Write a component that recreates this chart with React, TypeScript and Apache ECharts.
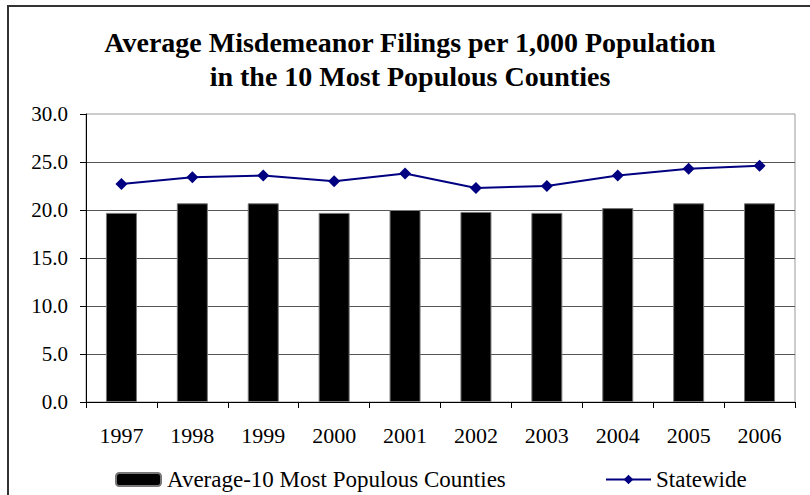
import React, { useEffect, useRef } from "react";
import * as echarts from "echarts";

const years = ["1997", "1998", "1999", "2000", "2001", "2002", "2003", "2004", "2005", "2006"];
const avgTop10 = [19.7, 20.7, 20.7, 19.7, 20.0, 19.8, 19.7, 20.2, 20.7, 20.7];
const statewide = [22.7, 23.4, 23.6, 23.0, 23.8, 22.3, 22.5, 23.6, 24.3, 24.6];
const barName = "Average-10 Most Populous Counties";
const lineName = "Statewide";
const titleText = "Average Misdemeanor Filings per 1,000 Population\nin the 10 Most Populous Counties";

const FONT = "'Liberation Serif', 'Times New Roman', serif";

export default function App() {
  const ref = useRef<HTMLDivElement>(null);
  useEffect(() => {
    if (!ref.current) return;
    const chart = echarts.init(ref.current, null, { renderer: "svg" });
    chart.setOption({
      animation: false,
      backgroundColor: "#ffffff",
      title: {
        text: titleText,
        left: 410,
        top: 25,
        textAlign: "center",
        padding: 0,
        textStyle: {
          fontFamily: FONT,
          fontWeight: "bold",
          fontSize: 28,
          lineHeight: 34,
          color: "#000",
        },
      },
      graphic: [
        {
          type: "rect",
          shape: { x: 8, y: 6, width: 840, height: 600 },
          style: { fill: "none", stroke: "#333", lineWidth: 2 },
          silent: true,
        },
      ],
      grid: {
        left: 86,
        right: 15,
        top: 114,
        bottom: 93,
        show: true,
        borderColor: "#999",
        borderWidth: 1,
        backgroundColor: "transparent",
      },
      legend: [
        {
          data: [barName],
          left: 115,
          top: 468,
          padding: 0,
          itemWidth: 45,
          itemHeight: 13,
          itemGap: 6,
          textStyle: { fontFamily: FONT, fontSize: 23, color: "#000", padding: [0, 0, 0, 1] },
        },
        {
          data: [lineName],
          left: 605,
          top: 468,
          padding: 0,
          itemWidth: 45,
          itemHeight: 12,
          itemGap: 6,
          textStyle: { fontFamily: FONT, fontSize: 23, color: "#000" },
        },
      ],
      xAxis: {
        type: "category",
        data: years,
        axisLine: { lineStyle: { color: "#000", width: 1 } },
        axisTick: { show: true, length: 6, lineStyle: { color: "#000" } },
        axisLabel: { fontFamily: FONT, fontSize: 22, color: "#000", margin: 22 },
        splitLine: { show: false },
      },
      yAxis: {
        type: "value",
        min: 0,
        max: 30,
        interval: 5,
        axisLine: { show: true, lineStyle: { color: "#000", width: 1 } },
        axisTick: { show: true, length: 6, lineStyle: { color: "#000" } },
        axisLabel: {
          fontFamily: FONT,
          fontSize: 21,
          color: "#000",
          margin: 18,
          formatter: (v: number) => v.toFixed(1),
        },
        splitLine: { show: true, showMaxLine: false, lineStyle: { color: "#555", width: 1 } },
      },
      series: [
        {
          name: barName,
          type: "bar",
          data: avgTop10,
          barWidth: 31,
          itemStyle: { color: "#000", borderColor: "#777", borderWidth: 1 },
        },
        {
          name: lineName,
          type: "line",
          data: statewide,
          symbol: "diamond",
          symbolSize: 12,
          lineStyle: { color: "#000080", width: 2 },
          itemStyle: { color: "#000080" },
        },
      ],
    });
    return () => chart.dispose();
  }, []);
  return (
    <div
      ref={ref}
      style={{ position: "fixed", left: 0, top: 0, width: 810, height: 495, background: "#fff" }}
    />
  );
}
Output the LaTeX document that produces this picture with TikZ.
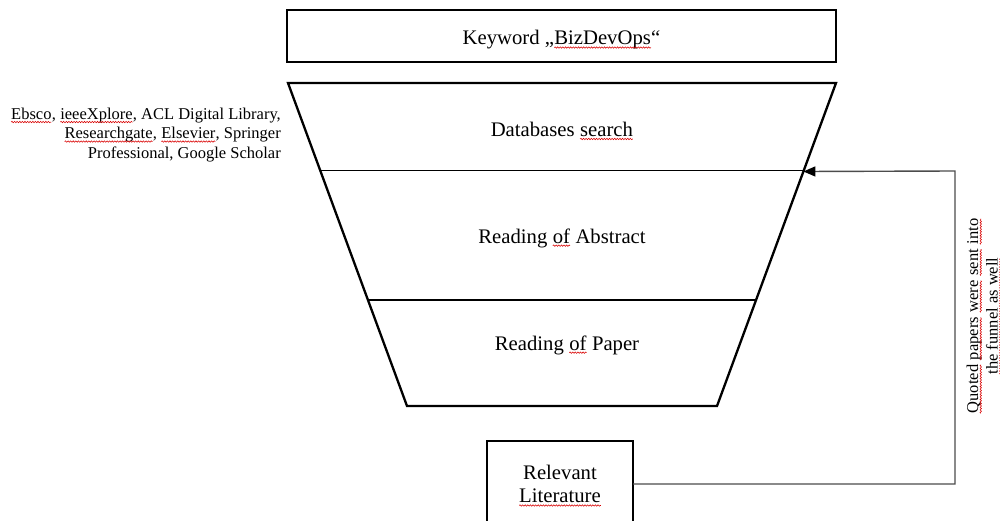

▸ Written task: Omit pictures; set down the rest of the material word for word.

▸ Exercise answer:
Write a component that recreates this chart with React, TypeScript and Apache ECharts.
import React, { useEffect, useRef } from "react";
import * as echarts from "echarts";

const years = ["1997", "1998", "1999", "2000", "2001", "2002", "2003", "2004", "2005", "2006"];
const avgTop10 = [19.7, 20.7, 20.7, 19.7, 20.0, 19.8, 19.7, 20.2, 20.7, 20.7];
const statewide = [22.7, 23.4, 23.6, 23.0, 23.8, 22.3, 22.5, 23.6, 24.3, 24.6];
const barName = "Average-10 Most Populous Counties";
const lineName = "Statewide";
const titleText = "Average Misdemeanor Filings per 1,000 Population\nin the 10 Most Populous Counties";

const FONT = "'Liberation Serif', 'Times New Roman', serif";

export default function App() {
  const ref = useRef<HTMLDivElement>(null);
  useEffect(() => {
    if (!ref.current) return;
    const chart = echarts.init(ref.current, null, { renderer: "svg" });
    chart.setOption({
      animation: false,
      backgroundColor: "#ffffff",
      title: {
        text: titleText,
        left: 410,
        top: 25,
        textAlign: "center",
        padding: 0,
        textStyle: {
          fontFamily: FONT,
          fontWeight: "bold",
          fontSize: 28,
          lineHeight: 34,
          color: "#000",
        },
      },
      graphic: [
        {
          type: "rect",
          shape: { x: 8, y: 6, width: 840, height: 600 },
          style: { fill: "none", stroke: "#333", lineWidth: 2 },
          silent: true,
        },
      ],
      grid: {
        left: 86,
        right: 15,
        top: 114,
        bottom: 93,
        show: true,
        borderColor: "#999",
        borderWidth: 1,
        backgroundColor: "transparent",
      },
      legend: [
        {
          data: [barName],
          left: 115,
          top: 468,
          padding: 0,
          itemWidth: 45,
          itemHeight: 13,
          itemGap: 6,
          textStyle: { fontFamily: FONT, fontSize: 23, color: "#000", padding: [0, 0, 0, 1] },
        },
        {
          data: [lineName],
          left: 605,
          top: 468,
          padding: 0,
          itemWidth: 45,
          itemHeight: 12,
          itemGap: 6,
          textStyle: { fontFamily: FONT, fontSize: 23, color: "#000" },
        },
      ],
      xAxis: {
        type: "category",
        data: years,
        axisLine: { lineStyle: { color: "#000", width: 1 } },
        axisTick: { show: true, length: 6, lineStyle: { color: "#000" } },
        axisLabel: { fontFamily: FONT, fontSize: 22, color: "#000", margin: 22 },
        splitLine: { show: false },
      },
      yAxis: {
        type: "value",
        min: 0,
        max: 30,
        interval: 5,
        axisLine: { show: true, lineStyle: { color: "#000", width: 1 } },
        axisTick: { show: true, length: 6, lineStyle: { color: "#000" } },
        axisLabel: {
          fontFamily: FONT,
          fontSize: 21,
          color: "#000",
          margin: 18,
          formatter: (v: number) => v.toFixed(1),
        },
        splitLine: { show: true, showMaxLine: false, lineStyle: { color: "#555", width: 1 } },
      },
      series: [
        {
          name: barName,
          type: "bar",
          data: avgTop10,
          barWidth: 31,
          itemStyle: { color: "#000", borderColor: "#777", borderWidth: 1 },
        },
        {
          name: lineName,
          type: "line",
          data: statewide,
          symbol: "diamond",
          symbolSize: 12,
          lineStyle: { color: "#000080", width: 2 },
          itemStyle: { color: "#000080" },
        },
      ],
    });
    return () => chart.dispose();
  }, []);
  return (
    <div
      ref={ref}
      style={{ position: "fixed", left: 0, top: 0, width: 810, height: 495, background: "#fff" }}
    />
  );
}
Output the LaTeX document that produces this picture with TikZ.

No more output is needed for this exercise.